The Geology of Crater Lake National Park, Oregon With a reconnaissance of the Cascade Range southward to Mount Shasta by Howell Williams

The Glaciation of Mount Mazama

 

Evidence of Glaciation Outside the Caldera

     Glaciers of Mount Scott

The presence of glacial striae on the caldera rim at Sentinel Rock and west of Cloudcap, and of morainic mounds beneath pumice on the summit of Anderson Bluffs, shows that the glaciers of Mount Mazama once swept round the southern base of Mount Scott. This parasitic cone formed another center of ice dispersal. Down the east slopes of the cone two glaciers, between 4 and 5 miles long, followed the canyon of Scott Creek and the unnamed canyon to the north, as far as the basalt plateau. The cluster of dacite domes at the east base of Mount Scott was formed after these glaciers had retreated.
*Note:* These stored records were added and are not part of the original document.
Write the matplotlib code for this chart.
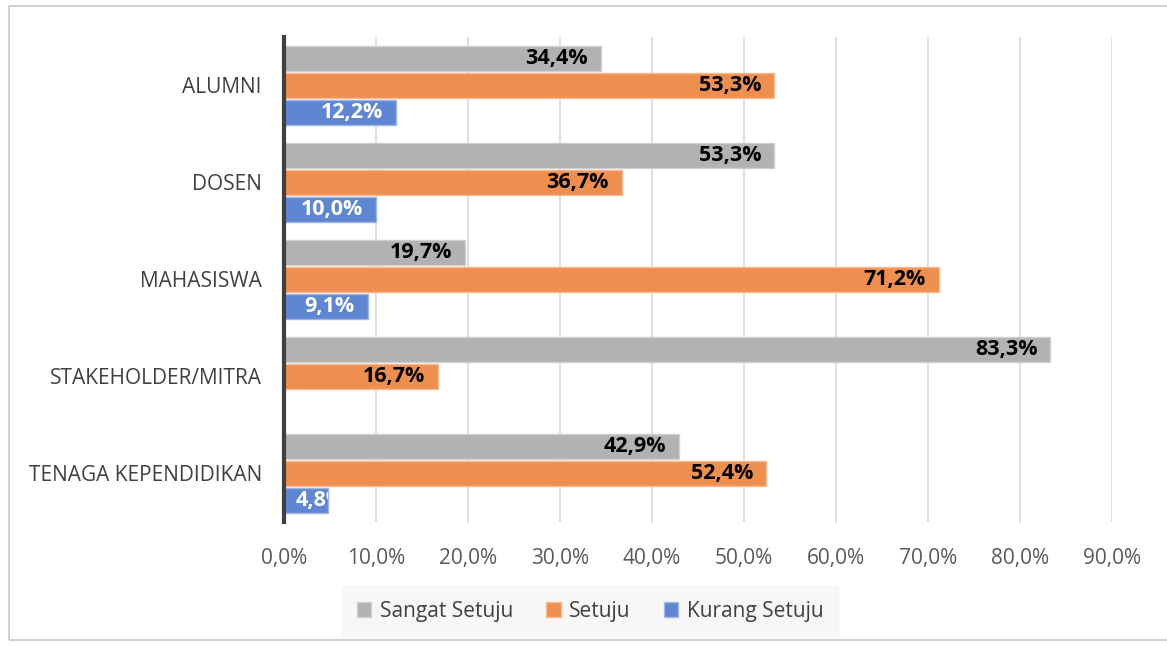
import matplotlib.pyplot as plt
import numpy as np
from matplotlib.patches import Rectangle

# Data
categories = ["ALUMNI", "DOSEN", "MAHASISWA", "STAKEHOLDER/MITRA", "TENAGA KEPENDIDIKAN"]
sangat_setuju = [34.4, 53.3, 19.7, 83.3, 42.9]
setuju = [53.3, 36.7, 71.2, 16.7, 52.4]
kurang_setuju = [12.2, 10.0, 9.1, None, 4.8]

series = [
    ("Sangat Setuju", sangat_setuju, "#B2B2B2", "#D0D0D0", "black"),
    ("Setuju", setuju, "#EF8F4F", "#F6BA92", "black"),
    ("Kurang Setuju", kurang_setuju, "#5F87D1", "#9DB6E3", "white"),
]

plt.rcParams["font.family"] = ["Open Sans", "DejaVu Sans"]

fig = plt.figure(figsize=(11.67, 6.46), dpi=100)
ax = fig.add_axes([0.2434, 0.192, 0.7095, 0.7508])

# outer chart border
fig.patches.append(Rectangle((9 / 1167, 6 / 646), 1.2, 634 / 646, transform=fig.transFigure,
                             fill=False, edgecolor="#C8C8C8", lw=1.2))

y = np.arange(len(categories))
h = 0.26
offsets = [-0.275, 0.0, 0.275]

for (name, vals, col, edge, tcol), off in zip(series, offsets):
    vv = [v if v is not None else 0 for v in vals]
    bars = ax.barh(y + off, vv, height=h, color=col, edgecolor=edge, lw=1, label=name, zorder=3)
    for b, v in zip(bars, vals):
        if v is None:
            continue
        txt = f"{v:.1f}%".replace(".", ",")
        yc = b.get_y() + b.get_height() / 2
        if v < 6:
            t = ax.annotate(txt, (0, yc), xytext=(12, 0), textcoords="offset pixels",
                            ha="left", va="center", fontsize=15.5, fontweight="bold",
                            color=tcol, zorder=4)
            t.set_clip_path(b)
        else:
            ax.annotate(txt, (v, yc), xytext=(-13, 0), textcoords="offset pixels",
                        ha="right", va="center", fontsize=15.5, fontweight="bold",
                        color=tcol, zorder=4)

ax.set_xlim(0, 90)
ax.set_ylim(len(categories) - 0.5, -0.5)
ax.set_xticks(np.arange(0, 91, 10))
ax.set_xticklabels([f"{t:.1f}%".replace(".", ",") for t in np.arange(0, 91, 10)])
ax.set_yticks(y)
ax.set_yticklabels(categories)
ax.tick_params(axis="x", length=0, pad=19, labelsize=15, labelcolor="#595959")
ax.tick_params(axis="y", length=0, pad=16, labelsize=15, labelcolor="#404040")
ax.grid(axis="x", color="#D9D9D9", lw=1.2, zorder=0)

for s in ["top", "right", "bottom"]:
    ax.spines[s].set_visible(False)
ax.spines["left"].set_color("#404040")
ax.spines["left"].set_linewidth(3)
ax.spines["left"].set_zorder(5)

leg = ax.legend(loc="center", bbox_to_anchor=(590 / 1167, 1 - 611 / 646), bbox_transform=fig.transFigure,
                ncol=3, frameon=True, fontsize=15, handlelength=0.7, handleheight=0.7,
                handletextpad=0.4, columnspacing=1.6, borderpad=0.7, fancybox=False)
leg.get_frame().set_facecolor("#F5F5F5")
leg.get_frame().set_edgecolor("#F5F5F5")
for text in leg.get_texts():
    text.set_color("#404040")

fig.savefig("out.png", dpi=100)
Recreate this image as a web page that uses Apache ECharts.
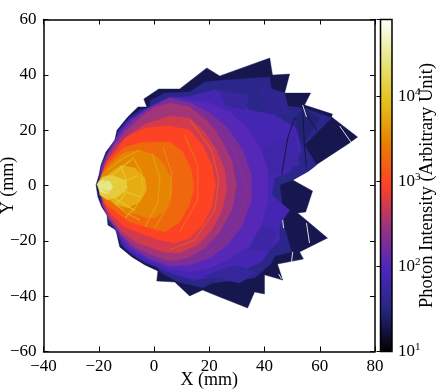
<!DOCTYPE html>
<html><head><meta charset="utf-8">
<style>html,body{margin:0;padding:0;background:#fff}#c{width:440px;height:390px}</style>
<script src="https://cdn.jsdelivr.net/npm/echarts@6/dist/echarts.min.js"></script></head>
<body><div id="c"></div>
<script>
// Regions in mm, each with an estimated photon intensity
const outline=[[-21,0.2],[-19.9,3.8],[-19.2,7.4],[-17.4,12.1],[-14.2,16.4],[-13.4,20],[-9.5,24.8],[-5.8,28.4],[-2.6,28.4],[-3.7,31.3],[1.7,34.9],[9.3,34.9],[19.1,42.5],[23.8,39.6],[41.9,46.1],[42.9,39.9],[49.1,40.3],[47.3,33.4],[56.7,33.4],[54.5,29.1],[64.6,25.8],[64.3,24.8],[73.7,17.5],[70.8,15.4],[59.2,7.8],[55.9,5.2],[50.2,2],[57.4,-2],[54.9,-9.6],[52,-9.9],[62.8,-19],[52.7,-24],[54.1,-26.6],[44.7,-28.4],[46.6,-34.2],[40,-32.3],[40,-39.2],[36.4,-38.5],[33.9,-44.3],[23.8,-40.3],[17.6,-37.8],[12.9,-39.9],[7.5,-34.9],[1,-34.5],[1.4,-30.9],[-3.3,-28.7],[-8,-25.8],[-12.4,-22.2],[-13.8,-16.1],[-16.7,-14.3],[-17,-10.7],[-18.9,-7.8],[-20.3,-4.2]];
const navyZone=[[-19.6,1],[-18.9,7],[-17,11.6],[-13.8,16],[-12.9,19.8],[-9,24.5],[-4.8,27.6],[-1.5,28],[-1.5,30.5],[3.9,33.4],[12.9,33.8],[18.4,37.4],[25.6,38.1],[41.9,39.2],[42.6,33.8],[47.3,33],[48,28.7],[54.5,28],[64.3,24.4],[54.5,14.6],[58.8,7.4],[56,5.2],[50.2,2],[45.5,0.2],[46.9,-10.7],[46.2,-11.7],[49.8,-24],[43.7,-25.5],[42.6,-28],[39,-31.3],[36.4,-33.4],[21.3,-35.2],[17.6,-37],[8.6,-34.9],[2.1,-31.3],[1.4,-29.5],[-3.3,-28],[-8,-25],[-12,-21.5],[-13.5,-16],[-16.3,-14],[-16.8,-10.5],[-18.7,-7.5],[-19.9,-3.4]];
const blueZone=[[-19.9,2],[-19.1,7.4],[-17.2,11],[-14,14.6],[-13,19.3],[-9,24],[-3.3,27],[-0.8,27.6],[5.7,31.6],[12.9,32.3],[21.9,34.5],[29.2,32.7],[34.6,27.3],[43.7,25.5],[51.3,20.8],[53.4,12.8],[49.1,4.9],[43.7,2.7],[42.6,-3.4],[49.1,-8.9],[45.5,-14.3],[45.5,-19.7],[41.9,-23.3],[39,-27.6],[31,-31.3],[21.9,-32.7],[14.7,-34.2],[7.5,-32.3],[2.1,-30],[-5.1,-26.6],[-10.5,-22.5],[-13,-18],[-14.5,-15],[-16,-12.5],[-17,-9],[-19,-5]];
const facetA=[[38.2,36.3],[47.3,33.4],[49.1,25.5],[40,26.6]];
const facetB=[[50.9,24.4],[54.5,28],[59.9,24.4],[53.8,14.6]];
const facetC=[[23.8,34.5],[34.6,32.7],[32.8,27.3],[25.6,29.1]];
const facetD=[[38.9,12.8],[50.9,18.2],[52.7,7.4],[41.2,3.8]];
const facetE=[[38.9,-14.3],[44.7,-16.8],[41.9,-23.3],[34.6,-23.3]];
const facetF=[[18.4,-32.7],[29.2,-28.7],[37.5,-31.3],[31,-35.2]];
const level110=[[-19.4,3.8],[-18.7,7.4],[-17.3,11],[-15.3,14.6],[-12.5,19.3],[-8.5,23.7],[-2.5,28],[5.7,32],[12.9,31],[20.2,29.8],[27.4,26.6],[32.8,21.9],[38.9,12.8],[41.2,5.6],[41.2,-5.2],[38.9,-14.3],[34.6,-21.5],[28,-26.2],[20.2,-29.8],[12.9,-31.3],[5.7,-30],[-1.5,-27],[-9,-23],[-12.2,-19],[-13,-16],[-15,-14],[-17,-10],[-19,-5]];
const level190=[[-19.2,3.8],[-18.5,7.4],[-17,11],[-14.9,14.6],[-11.6,19.3],[-7.7,23.7],[-1.5,28],[5.7,31.6],[12.9,30],[20.2,26.2],[26.7,20.8],[32.1,12.8],[35.3,3.8],[35.3,-5.2],[32.1,-14.3],[26.7,-21.5],[20.2,-26.2],[12.9,-28.7],[5.7,-29.1],[-1.5,-26.5],[-8.7,-22],[-12,-18],[-13,-15.5],[-16.5,-12],[-18.7,-7],[-19.2,-2.7]];
const level320=[[-18.9,3.8],[-18.1,7.4],[-16.7,11],[-14.2,14.6],[-10.5,19.3],[-5.1,24.4],[0.3,28.4],[5.7,29.8],[12.9,28.5],[19.5,23],[24.5,16.4],[28.1,9.2],[29.9,0.2],[28.1,-8.9],[23.8,-16.8],[18.4,-22.6],[12.2,-26.2],[5.7,-27.3],[-0.8,-25.1],[-6.9,-22.2],[-12,-17.6],[-16,-12.5],[-18.5,-7],[-18.9,-2.7]];
const level550=[[-18.9,3.4],[-17.8,7],[-16,10.7],[-13.1,14.6],[-8.7,18.6],[-3.3,22.2],[5.7,25.1],[12.9,24.4],[18.4,19.3],[22.7,12.8],[25.6,5.6],[26.3,-1.6],[24.5,-9.6],[20.9,-16.1],[15.8,-21.5],[9.3,-24.4],[3.2,-24],[-5.8,-20.8],[-11.6,-16.8],[-15.6,-11.7],[-18.1,-7],[-18.9,-3.1]];
const level950=[[-18.9,3.1],[-18.1,6.3],[-16.7,9.2],[-13.4,12.8],[-10.5,17.2],[-3.3,20.8],[5.7,21.5],[12.9,20.1],[17.6,14.6],[20.9,7.4],[22.3,0.2],[20.9,-7.8],[17.6,-14.3],[12.9,-19],[7.5,-20.8],[2.1,-19.7],[-3.3,-17.9],[-10.5,-15],[-15.2,-10.7],[-18.1,-6.3],[-18.9,-3]];
const level1800=[[-19.2,2.7],[-18.5,4.9],[-17,7.4],[-13.8,11],[-10.5,13.9],[-5.1,15.4],[0.3,15.7],[5.7,15.7],[10.4,12.1],[13.6,5.6],[14.4,-0.9],[12.9,-7],[9.3,-13.2],[3.9,-16.8],[-1.5,-15.4],[-8.7,-13.2],[-13.4,-9.9],[-17,-7],[-18.9,-4.2]];
const level3000=[[-19.6,2.3],[-18.9,3.8],[-17,6.3],[-13.4,9.9],[-10.5,12.1],[-5.1,12.8],[0.3,11],[3.9,7.4],[6.4,2],[6.4,-3.4],[3.9,-8.9],[0.3,-11.7],[-3.3,-11.4],[-8.7,-9.9],[-13.4,-7.8],[-17.4,-4.5],[-19.2,-2.3]];
const level6000=[[-19.6,1.6],[-17.2,3.4],[-14.5,5.6],[-11.7,7.4],[-6.9,6.3],[-3.3,2.7],[-2.6,-1.6],[-5.1,-5.9],[-9.4,-8.1],[-13.8,-7],[-16.7,-3.8],[-19.4,-1.8]];
const level12000=[[-20.3,1.3],[-18.5,3.1],[-15.2,3.8],[-10.5,2],[-9.5,-0.9],[-13.1,-4.2],[-16.7,-5.2],[-19.6,-3.4]];
const level28000=[[-20.7,0.5],[-18.5,2],[-16,1.6],[-14.9,-0.5],[-16.7,-3.1],[-19.6,-2.3]];
const regionShapes=[outline,navyZone,blueZone,facetA,facetB,facetC,facetD,facetE,facetF,level110,level190,level320,level550,level950,level1800,level3000,level6000,level12000,level28000];
const regionValues=[20,36,75,42,28,52,62,58,48,110,190,320,550,950,1800,3000,6000,12000,28000];
// Bright arcs and rays
const arcA=[[-7.7,10.3],[-4.4,4.5],[-4,-1.6],[-6.6,-7.8],[-10.5,-11.7]];
const arcB=[[-0.8,11.7],[2.1,3.1],[1.4,-6.3],[-3.3,-15]];
const arcC=[[3.2,13.9],[6.4,4.5],[5.7,-6.3],[0.3,-15.4]];
const arcD=[[11.1,18.3],[15.8,7.4],[15.8,-5.2],[9.3,-16.8]];
const arcE=[[13,23.7],[20.9,12.8],[23.4,2],[22,-8.9],[14.7,-19.7],[5.7,-23.3]];
const arcF=[[11.1,29.1],[22,20],[28.5,5.6],[28.5,-7],[22,-17.9]];
const arcG=[[16.6,26.6],[29.2,12.8],[33.9,-1.6],[29.2,-16.1],[18.4,-25.1]];
const arcH=[[-12,7],[-10,2],[-11,-4],[-14,-7]];
const rayA=[[-16.7,5.6],[-10.5,10.3],[-5.1,12.8]];
const rayB=[[-16.7,-4.2],[-10.5,-9.6],[-5.1,-12.5]];
const rayC=[[-19,0.5],[-13,5.5],[-8,9.5]];
const rayD=[[-19,-1],[-13,-5.5],[-7,-9]];
const rayE=[[-18,2],[-12,1],[-6,3.5]];
const rayF=[[-18,-2],[-11,-2],[-5,-4]];
const arcShapes=[arcA,arcB,arcC,arcD,arcE,arcF,arcG,arcH,rayA,rayB,rayC,rayD,rayE,rayF];
const arcValues=[9000,6000,4500,3000,1700,420,260,14000,7000,7000,14000,14000,14000,14000];
// Dark seams and white gaps between the outer regions
const darkSeams=[[[53.8,28.4],[54.5,13.9],[55.2,6.7]],[[50.9,24.4],[48.4,17.2],[46.2,3.8]],[[53.8,28.4],[58.8,20.1]]];
const whiteGaps=[[[53.8,29.1],[55.2,24.8]],[[67.2,21.5],[71.5,15.4]],[[46.6,-12.5],[46.9,-15.4]],[[55.2,-13.6],[56.3,-20.8]],[[50.2,-24],[49.8,-27.6]],[[45.1,-32],[46.2,-33.8]]];
const colorStops=['#000000','#262680','#4d26bf','#993380','#ff4026','#e68000','#e6bf1a','#e6e680','#ffffff'];
const colorRange=[10,80000];
const xTicks={min:-40,max:80,interval:20};
const yTicks={min:-60,max:60,interval:20};

const FONT='"Liberation Serif"';
const minus=v=>String(v).replace('-','\u2212');
const GL=43.5,GT=19.5,GW=331.5,GH=332;
const lineAxis={show:true,onZero:false,lineStyle:{color:'#000',width:1.5}};
const inTick={show:true,inside:true,length:5,lineStyle:{color:'#000',width:1}};
const labelStyle={color:'#000',fontFamily:FONT,fontSize:17};
function axis(base,pos,grid,labels,extra){
  return Object.assign({type:'value',position:pos,gridIndex:grid,min:base.min,max:base.max,interval:base.interval,
    axisLine:lineAxis,axisTick:inTick,splitLine:{show:false},
    axisLabel:labels?Object.assign({show:true,margin:7,formatter:minus,showMinLabel:true,showMaxLabel:true,hideOverlap:false},labelStyle):{show:false}},extra||{});
}
const polyItem=(pts,api,style)=>({type:'polygon',shape:{points:pts.map(p=>api.coord(p))},style});
const lineItem=(pts,api,style)=>({type:'polyline',shape:{points:pts.map(p=>api.coord(p))},style});
const chart=echarts.init(document.getElementById('c'),null,{renderer:'canvas'});
chart.setOption({
  animation:false,backgroundColor:'#fff',
  grid:[{left:GL,top:GT,width:GW,height:GH,outerBoundsMode:'none'},{left:380.5,top:GT,width:11.5,height:GH,outerBoundsMode:'none',show:true,borderColor:'#000',borderWidth:1.5,backgroundColor:'transparent',z:6}],
  xAxis:[
    axis(xTicks,'bottom',0,true,{name:'X (mm)',nameLocation:'middle',nameGap:20,nameMoveOverlap:false,nameTextStyle:{color:'#000',fontFamily:FONT,fontSize:18}}),
    axis(xTicks,'top',0,false),
    {type:'value',gridIndex:1,min:0,max:1,show:false}
  ],
  yAxis:[
    axis(yTicks,'left',0,true,{name:'Y (mm)',nameLocation:'middle',nameGap:26,nameRotate:90,nameMoveOverlap:false,nameTextStyle:{color:'#000',fontFamily:FONT,fontSize:18}}),
    axis(yTicks,'right',0,false),
    {type:'log',logBase:10,gridIndex:1,position:'right',min:colorRange[0],max:colorRange[1],z:7,
     name:'Photon Intensity (Arbitrary Unit)',nameLocation:'middle',nameGap:26,nameRotate:90,nameMoveOverlap:false,
     nameTextStyle:{color:'#000',fontFamily:FONT,fontSize:18.5},
     axisLine:{show:false},splitLine:{show:false},minorTick:{show:false},
     axisTick:{show:true,inside:true,length:4,lineStyle:{color:'#000',width:1}},
     axisLabel:{show:true,margin:6,color:'#000',fontFamily:FONT,
       formatter:v=>{const e=Math.log10(v);return Math.abs(e-Math.round(e))<1e-6?`{b|10}{s|${Math.round(e)}}`:'';},
       rich:{b:{fontFamily:FONT,fontSize:17,color:'#000'},s:{fontFamily:FONT,fontSize:11,color:'#000',padding:[0,0,9,0]}}}}
  ],
  visualMap:[{type:'continuous',seriesIndex:[0,1],dimension:1,min:Math.log10(colorRange[0]),max:Math.log10(colorRange[1]),
    left:380.5,top:GT,itemWidth:11.5,itemHeight:GH,padding:0,text:null,showLabel:false,calculable:false,hoverLink:false,
    inRange:{color:colorStops},textStyle:{fontSize:0},z:4}],
  series:[
    {type:'custom',xAxisIndex:0,yAxisIndex:0,clip:true,silent:true,z:2,
     data:regionValues.map((v,i)=>[i,Math.log10(v)]),
     renderItem:(p,api)=>polyItem(regionShapes[api.value(0)],api,{fill:api.visual('color'),stroke:api.visual('color'),lineWidth:0.4})},
    {type:'custom',xAxisIndex:0,yAxisIndex:0,clip:true,silent:true,z:3,
     data:arcValues.map((v,i)=>[i,Math.log10(v)]),
     renderItem:(p,api)=>lineItem(arcShapes[api.value(0)],api,{fill:'none',stroke:api.visual('color'),lineWidth:1.4,opacity:0.55})},
    {type:'custom',xAxisIndex:0,yAxisIndex:0,clip:true,silent:true,z:3,
     data:darkSeams.map((v,i)=>[i]),
     renderItem:(p,api)=>lineItem(darkSeams[api.value(0)],api,{fill:'none',stroke:'#14123f',lineWidth:0.9})},
    {type:'custom',xAxisIndex:0,yAxisIndex:0,clip:true,silent:true,z:3,
     data:whiteGaps.map((v,i)=>[i]),
     renderItem:(p,api)=>lineItem(whiteGaps[api.value(0)],api,{fill:'none',stroke:'#f4f4ee',lineWidth:0.9})}
  ]
});
</script></body></html>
But even after the glaciers had shrunk until they no longer covered the present east rim of the caldera, ice lingered in the cool recesses of the cirque on the northwest side of Mount Scott. At the mouth of this small cirque and on its southwest side one may still see well preserved moraines. If a glacier remained in the cirque when the great pumice explosions took place, it can have been no more than a few hundred yards long.